Of all the things we learned about each other, the one that was most interesting came about after being asked a “simple” question, “What do you dislike the most about your partner?”  Talk about a loaded question.  I forgot what I said about Jonathan, but we both remember what he said about me.  He said he disliked how I scooped ice cream out of the carton with a spoon rather than the ice cream scooper.  I was completely caught off guard.  Here I was thinking he was going to say something huge and obvious, but no, it was how I scooped my ice cream.  I asked for an explanation to which he replied that didn’t understand why I “preferred” to grab the biggest spoon I could find to scoop ice cream into my bowl rather than just using the ice cream scooper.   I defended myself by explaining that my family didn’t own an ice cream scooper when I was little.  We would grab a spoon and a bowl and have at it, so it was only natural that I would do this in my adulthood and not think twice about it.  Further, I reassured him that I would never do something just to annoy him {no matter how upset I was with him} and it was troublesome that he would think that I would be so petty to behave that way.  It may seem minor, but at that moment he and I both took a step back and looked at each other in a way we hadn’t before.  A foundation of appreciating our differences and life experiences had formed.  It might have seemed like a minor conversation, but this realization left a lasting impression for each of us. 

To this day the ice cream scooper conversation is almost like a cornerstone in our relationship.  I’ll speak for myself and say that anytime Jon does something that annoys me {and regardless of how perfect your spouse is, there will be a day when he or she gets on your last last nerve} I remind myself that he loves me with his whole heart and 9.999 times out of 10 this behavior isn’t an attempt to get under my skin, it’s just simply a slice of who he is and it’s natural to him… then I say a prayer and remember my to pick my battles wisely.  LOL

Honestly though, when you look at a person, any person, remember that everyone has a story.  Everyone has gone through something that has changed them, and forced them to grow for better or worse.  Every passing face on the street represents a story every bit as compelling and complicated as yours.  There’s no such thing as an ordinary person.  If you give them a chance, everyone has something amazing to offer.  So appreciate the possibility of new relationships and embrace them knowing that you are entering into unfamiliar territory.  Trust your judgment.  Be ready to learn, be ready for a challenge, and be ready to meet someone that might just change your life forever.
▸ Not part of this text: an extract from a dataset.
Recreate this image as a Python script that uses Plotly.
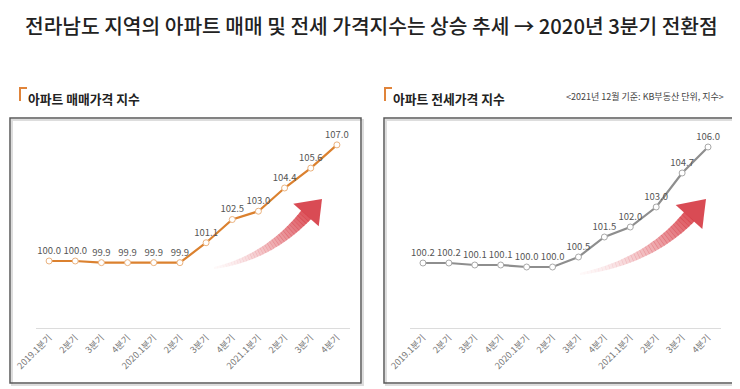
import plotly.graph_objects as go

W, H = 740, 389
OFF = 8  # default page body margin
FW, FH = W - OFF, H - OFF

# ---- data ----
quarters = ["2019.1분기", "2분기", "3분기", "4분기",
            "2020.1분기", "2분기", "3분기", "4분기",
            "2021.1분기", "2분기", "3분기", "4분기"]
sale_index = [100.0, 100.0, 99.9, 99.9, 99.9, 99.9, 101.1, 102.5, 103.0, 104.4, 105.6, 107.0]
jeonse_index = [100.2, 100.2, 100.1, 100.1, 100.0, 100.0, 100.5, 101.5, 102.0, 103.0, 104.7, 106.0]

title_text = "전라남도 지역의 아파트 매매 및 전세 가격지수는 상승 추세 → 2020년 3분기 전환점"
left_title = "아파트 매매가격 지수"
right_title = "아파트 전세가격 지수"
note_text = "<2021년 12월 기준: KB부동산 단위, 지수>"

FONT = "Noto Sans CJK KR"


def px(x):
    return (x - OFF) / FW


def py(y):
    return 1 - (y - OFF) / FH


xs = list(range(len(quarters)))
fig = go.Figure()

fig.add_trace(go.Scatter(
    x=xs, y=sale_index, mode="lines+markers+text",
    text=[f"{v:.1f}" for v in sale_index], textposition="top center",
    textfont=dict(family=FONT, size=9.5, color="#555555"),
    line=dict(color="#DB812F", width=2.2),
    marker=dict(size=6, color="white", line=dict(color="#EBB27E", width=1)),
    xaxis="x", yaxis="y", cliponaxis=False, showlegend=False, hoverinfo="skip"))

fig.add_trace(go.Scatter(
    x=xs, y=jeonse_index, mode="lines+markers+text",
    text=[f"{v:.1f}" for v in jeonse_index], textposition="top center",
    textfont=dict(family=FONT, size=9.5, color="#555555"),
    line=dict(color="#8E8E8E", width=2.2),
    marker=dict(size=6, color="white", line=dict(color="#A8A8A8", width=1)),
    xaxis="x2", yaxis="y2", cliponaxis=False, showlegend=False, hoverinfo="skip"))

xaxis_common = dict(
    tickmode="array", tickvals=xs, ticktext=quarters, tickangle=-45,
    tickfont=dict(family=FONT, size=9, color="#777777"),
    showline=True, linecolor="#DCDCDC", linewidth=1, automargin=False,
    showgrid=False, zeroline=False, ticks="", range=[-0.5, 11.5], fixedrange=True)

fig.update_layout(
    width=FW, height=FH, margin=dict(l=0, r=0, t=0, b=0, autoexpand=False),
    paper_bgcolor="white", plot_bgcolor="rgba(0,0,0,0)",
    font=dict(family=FONT),
    xaxis=dict(domain=[px(36), px(350)], anchor="y", **xaxis_common),
    yaxis=dict(domain=[py(328), py(120)], range=[95.96, 108.5], visible=False, anchor="x"),
    xaxis2=dict(domain=[px(410), px(721)], anchor="y2", **xaxis_common),
    yaxis2=dict(domain=[py(328), py(120)], range=[96.95, 107.35], visible=False, anchor="x2"),
)

shapes = []
# panel boxes
for x0, x1 in [(10, 361), (384, 733)]:
    shapes.append(dict(type="rect", xref="paper", yref="paper",
                       x0=px(x0 + 2), x1=px(x1 + 2), y0=py(385), y1=py(120),
                       line=dict(color="#DDDDDD", width=2), fillcolor="rgba(0,0,0,0)", layer="below"))
    shapes.append(dict(type="rect", xref="paper", yref="paper",
                       x0=px(x0), x1=px(x1), y0=py(383), y1=py(118),
                       line=dict(color="#5A5A5A", width=1.5), fillcolor="rgba(0,0,0,0)", layer="below"))

# title bracket icons
for bx in [20, 385]:
    shapes.append(dict(type="path", xref="paper", yref="paper",
                       path=f"M {px(bx)},{py(101)} L {px(bx)},{py(88)} L {px(bx + 7)},{py(88)}",
                       line=dict(color="#E0843A", width=2)))


def arrow(p0, c, p2, tip, half_head, max_w, n=36):
    out = []

    def bez(t):
        return ((1 - t) ** 2 * p0[0] + 2 * (1 - t) * t * c[0] + t ** 2 * p2[0],
                (1 - t) ** 2 * p0[1] + 2 * (1 - t) * t * c[1] + t ** 2 * p2[1])

    def deriv(t):
        return (2 * (1 - t) * (c[0] - p0[0]) + 2 * t * (p2[0] - c[0]),
                2 * (1 - t) * (c[1] - p0[1]) + 2 * t * (p2[1] - c[1]))

    def edge(t):
        x, y = bez(t)
        dx, dy = deriv(t)
        L = (dx * dx + dy * dy) ** 0.5
        nx, ny = -dy / L, dx / L
        w = max_w * (0.15 + 0.85 * t) / 2
        return (x + nx * w, y + ny * w), (x - nx * w, y - ny * w)

    for i in range(n):
        t0, t1 = i / n, (i + 1) / n
        a0, b0 = edge(t0)
        a1, b1 = edge(t1 + 0.004)
        op = 0.03 + 0.8 * ((t0 + t1) / 2) ** 1.5
        path = (f"M {px(a0[0])},{py(a0[1])} L {px(a1[0])},{py(a1[1])} "
                f"L {px(b1[0])},{py(b1[1])} L {px(b0[0])},{py(b0[1])} Z")
        out.append(dict(type="path", xref="paper", yref="paper", path=path,
                        fillcolor=f"rgba(214,52,62,{op:.3f})", line=dict(width=0)))
    dx, dy = deriv(1)
    L = (dx * dx + dy * dy) ** 0.5
    nx, ny = -dy / L, dx / L
    h1 = (p2[0] + nx * half_head, p2[1] + ny * half_head)
    h2 = (p2[0] - nx * half_head, p2[1] - ny * half_head)
    path = (f"M {px(h1[0])},{py(h1[1])} L {px(tip[0])},{py(tip[1])} "
            f"L {px(h2[0])},{py(h2[1])} Z")
    out.append(dict(type="path", xref="paper", yref="paper", path=path,
                    fillcolor="rgba(212,50,60,0.88)", line=dict(width=0)))
    return out


shapes += arrow((214, 268), (268, 258), (306, 215), (322, 199), 17, 13)
shapes += arrow((580, 274), (648, 262), (689, 217), (706, 199), 18, 14)

fig.update_layout(shapes=shapes)

annotations = [
    dict(text=title_text, x=px(371), y=py(25), xref="paper", yref="paper",
         showarrow=False, xanchor="center", yanchor="middle",
         font=dict(family=FONT, size=20.3, color="#222222", weight=500)),
    dict(text=f"<b>{left_title}</b>", x=px(26), y=py(98), xref="paper", yref="paper",
         showarrow=False, xanchor="left", yanchor="middle",
         font=dict(family=FONT, size=12.8, color="#222222")),
    dict(text=f"<b>{right_title}</b>", x=px(391), y=py(98), xref="paper", yref="paper",
         showarrow=False, xanchor="left", yanchor="middle",
         font=dict(family=FONT, size=12.8, color="#222222")),
    dict(text=note_text, x=px(726), y=py(97), xref="paper", yref="paper",
         showarrow=False, xanchor="right", yanchor="middle",
         font=dict(family=FONT, size=9, color="#444444")),
]
fig.update_layout(annotations=annotations)

fig.write_html("out.html")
22 thoughts on “Benefit of the Doubt

  1. This is so true! My husband and I came from two totally different backgrounds and though we talked about some things, there are some that just weren’t the same. Great post that can be applied to any relationship!
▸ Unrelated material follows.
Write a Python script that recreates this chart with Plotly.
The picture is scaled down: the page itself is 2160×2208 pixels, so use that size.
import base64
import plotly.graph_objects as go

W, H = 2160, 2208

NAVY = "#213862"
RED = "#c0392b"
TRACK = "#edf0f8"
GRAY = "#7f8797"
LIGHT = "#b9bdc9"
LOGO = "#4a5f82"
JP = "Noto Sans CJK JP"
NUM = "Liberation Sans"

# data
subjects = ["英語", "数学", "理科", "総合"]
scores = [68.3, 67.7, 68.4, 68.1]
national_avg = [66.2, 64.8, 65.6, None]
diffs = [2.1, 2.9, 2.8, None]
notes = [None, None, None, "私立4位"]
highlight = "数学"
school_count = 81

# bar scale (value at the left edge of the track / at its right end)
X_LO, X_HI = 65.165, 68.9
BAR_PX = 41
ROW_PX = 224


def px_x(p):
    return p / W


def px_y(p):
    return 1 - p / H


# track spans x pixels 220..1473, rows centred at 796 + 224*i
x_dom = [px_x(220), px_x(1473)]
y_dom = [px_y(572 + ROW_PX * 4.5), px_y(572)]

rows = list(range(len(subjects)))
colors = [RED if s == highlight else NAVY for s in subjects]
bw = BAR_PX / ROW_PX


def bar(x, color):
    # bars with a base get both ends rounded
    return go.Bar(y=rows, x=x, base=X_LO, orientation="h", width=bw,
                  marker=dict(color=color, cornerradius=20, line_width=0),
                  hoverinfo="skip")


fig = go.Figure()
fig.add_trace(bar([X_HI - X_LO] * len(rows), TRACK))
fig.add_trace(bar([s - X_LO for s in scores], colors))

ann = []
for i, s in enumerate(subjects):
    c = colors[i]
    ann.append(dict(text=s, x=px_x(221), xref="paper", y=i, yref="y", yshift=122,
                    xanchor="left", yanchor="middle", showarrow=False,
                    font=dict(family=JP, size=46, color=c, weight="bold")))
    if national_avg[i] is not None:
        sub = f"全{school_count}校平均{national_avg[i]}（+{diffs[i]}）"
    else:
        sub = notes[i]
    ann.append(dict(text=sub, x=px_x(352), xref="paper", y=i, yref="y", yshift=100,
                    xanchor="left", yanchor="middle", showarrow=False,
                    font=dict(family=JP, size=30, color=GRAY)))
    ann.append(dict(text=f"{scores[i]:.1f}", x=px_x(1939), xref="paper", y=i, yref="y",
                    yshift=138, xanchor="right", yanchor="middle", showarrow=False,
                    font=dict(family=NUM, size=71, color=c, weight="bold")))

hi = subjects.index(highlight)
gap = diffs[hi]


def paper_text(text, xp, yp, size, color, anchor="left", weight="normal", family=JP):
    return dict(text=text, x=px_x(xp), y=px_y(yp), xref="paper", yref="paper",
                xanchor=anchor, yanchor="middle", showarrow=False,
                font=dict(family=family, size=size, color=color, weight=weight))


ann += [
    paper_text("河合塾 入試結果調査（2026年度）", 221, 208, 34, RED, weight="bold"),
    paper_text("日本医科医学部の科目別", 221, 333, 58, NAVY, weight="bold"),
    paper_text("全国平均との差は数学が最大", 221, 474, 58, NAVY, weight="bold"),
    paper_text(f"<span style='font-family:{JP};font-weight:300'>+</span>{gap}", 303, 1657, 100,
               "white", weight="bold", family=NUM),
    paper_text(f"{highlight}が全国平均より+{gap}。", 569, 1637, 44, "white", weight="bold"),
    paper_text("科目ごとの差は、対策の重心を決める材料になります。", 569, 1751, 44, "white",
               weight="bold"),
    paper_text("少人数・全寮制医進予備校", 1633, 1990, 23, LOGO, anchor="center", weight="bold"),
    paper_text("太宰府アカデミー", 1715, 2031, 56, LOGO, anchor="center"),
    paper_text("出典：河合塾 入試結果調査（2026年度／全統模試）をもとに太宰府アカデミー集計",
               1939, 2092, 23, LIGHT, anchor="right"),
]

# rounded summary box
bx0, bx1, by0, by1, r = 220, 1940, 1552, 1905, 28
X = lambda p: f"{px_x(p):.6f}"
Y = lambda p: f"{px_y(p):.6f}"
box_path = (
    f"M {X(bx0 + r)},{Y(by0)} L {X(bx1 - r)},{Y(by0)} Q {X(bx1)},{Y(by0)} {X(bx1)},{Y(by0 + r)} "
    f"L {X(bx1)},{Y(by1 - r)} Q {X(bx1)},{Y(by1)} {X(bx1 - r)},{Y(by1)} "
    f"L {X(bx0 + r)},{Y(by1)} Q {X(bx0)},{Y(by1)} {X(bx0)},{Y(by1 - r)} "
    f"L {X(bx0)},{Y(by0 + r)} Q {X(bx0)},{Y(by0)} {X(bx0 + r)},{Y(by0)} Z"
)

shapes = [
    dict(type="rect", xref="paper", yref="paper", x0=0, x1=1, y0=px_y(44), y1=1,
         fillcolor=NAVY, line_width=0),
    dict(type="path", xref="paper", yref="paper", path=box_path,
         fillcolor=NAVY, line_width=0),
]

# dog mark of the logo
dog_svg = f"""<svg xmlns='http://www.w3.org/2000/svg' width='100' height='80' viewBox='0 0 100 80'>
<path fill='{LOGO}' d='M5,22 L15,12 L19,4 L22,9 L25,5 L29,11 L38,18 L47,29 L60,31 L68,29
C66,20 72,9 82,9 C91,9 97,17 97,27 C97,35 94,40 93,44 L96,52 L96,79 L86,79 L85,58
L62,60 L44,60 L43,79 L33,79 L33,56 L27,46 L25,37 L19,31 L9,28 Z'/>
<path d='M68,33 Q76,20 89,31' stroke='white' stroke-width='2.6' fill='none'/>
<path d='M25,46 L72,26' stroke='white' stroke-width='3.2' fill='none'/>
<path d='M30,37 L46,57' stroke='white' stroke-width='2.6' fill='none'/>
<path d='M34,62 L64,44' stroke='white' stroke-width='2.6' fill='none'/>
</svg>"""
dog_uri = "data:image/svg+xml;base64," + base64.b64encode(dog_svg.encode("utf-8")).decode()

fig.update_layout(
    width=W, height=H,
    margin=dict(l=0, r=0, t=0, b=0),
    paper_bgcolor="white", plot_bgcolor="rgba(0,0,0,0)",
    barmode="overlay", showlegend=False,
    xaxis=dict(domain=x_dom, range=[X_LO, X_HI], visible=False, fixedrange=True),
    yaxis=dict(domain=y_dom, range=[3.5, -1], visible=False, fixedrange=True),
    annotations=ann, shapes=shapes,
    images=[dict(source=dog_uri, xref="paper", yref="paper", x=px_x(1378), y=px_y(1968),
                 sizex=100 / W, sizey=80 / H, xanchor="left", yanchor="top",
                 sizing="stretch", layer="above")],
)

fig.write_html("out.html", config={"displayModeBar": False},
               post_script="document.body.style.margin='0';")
  2. One I love that mint blazer, very chic! Second great post. You are so right everyone has a story and we all have had events that have occurred in our lives that have shaped ad molded us into who we are today.

  3. It’s funny reading all these comments about the ice cream scooper and thinking about how we’ve almost had arguments on my “insistence” on using a big spoon vs a scooper, which I never used as a kid either. Makes me feel so normal now!!! LOL

  4. This post hits close to home for me since I’m also married. What really got me to thinking is that having a ice cream scooper must be a “man thing” because every time my hubs wants to eat ice cream the first thing he yells “where’s the ice cream scooper!?” My response “IDK, just use a spoon.” Now I must ask him how did he scoop out his ice cream during his childhood because that “ice cream scooper” is a must have at that very moment. Things that make you go hmmm. As always, thanks for sharing pretty lady:-)

  5. Great post… As well as outfit!!!! But I must share this post with my husband hope you don’t mind but we did not do pre-martial counseling & have discussed things such as this!!!! Everyday we are learning & growing! Thanks for sharing!!!!!

  6. I like this post! I love that you mentioned being careful about picking one’s battles; that’s very important. Being a person that likes to speak my mind whenever I can, I’ve definitely learned to ignore some things, or rather look at it from a different point of view.

    You look lovely 🙂

  7. I loved this piece. I’ve been with my bf for 2 years, and I love him dearly, but I find it to be so hard. We have all these differences. Have any more relationship advice, I will continue visiting you site?

  8. Girl I wish I would of taken premarital counseling with my husband. We just had to deal withour differences straight up. However he, my husband , has said something similar to your ice cream experience about me that gets on his nerves and I was like huh?!?!?!

    Great post and you look gorgeous!

  9. The funny thing is, I always used a tablespoon too. I guess my parents didn’t think to get a scooper. Being married has taught me so much about my husband but mostly about myself. I think God is using this marriage as a tool to refine each of us!